- Poster
- Directed by: Raghu Vyaas
- Produced by: P. R. Janaga Raja
- Starring: Napoleon; Jaishankar; Bharath; Bhargavi;
- Cinematography: Ramesh Vyaas
- Edited by: S. P. Bojaraj
- Music by: Adithyan
- Production company: P.R.J. Films
- Release date: 14 April 1993;
- Country: India
- Language: Tamil

= Minmini Poochigal =

Minmini Poochigal is a 1993 Indian Tamil-language teen romance film directed by Raghu Vyaas. The film stars Napoleon, Jaishankar, Bharath and Yuvarani (credited as Bhargavi).

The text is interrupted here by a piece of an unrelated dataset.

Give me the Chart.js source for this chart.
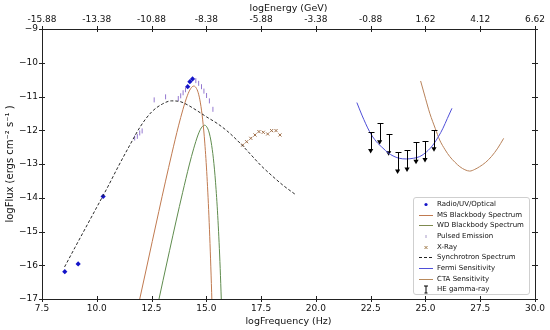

It was released on 14 April 1993.

== Soundtrack ==
The music was composed by Adithyan.

Track listing
| No. | Title | Singer(s) | Length |
|---|---|---|---|
| 1. | "En Yarum Ilatha" | Sujatha Mohan | 4:57 |
| 2. | "Kanmaniku Nenjil" (Male) | K. J. Yesudas | 5:05 |
| 3. | "Kanmaniku Nenjil" (Female) | K. S. Chithra | 5:05 |
| 4. | "Ottaka Marangal" | Adithyan | 3:26 |
| 5. | "Thithikkum Paaru" | Subha | 5:03 |
| 6. | "Vaa Pulimaane" | S. P. Balasubrahmanyam | 4:47 |
| Total length: |  |  | 28:23 |

== Reception ==
A critic from The Indian Express wrote that "Good camera-work and good treatment of the subject by Raghu Vyas [...], aided by good performances by Napolean and Bhargavi (new name of Yuvarani [...]) make it worth viewing.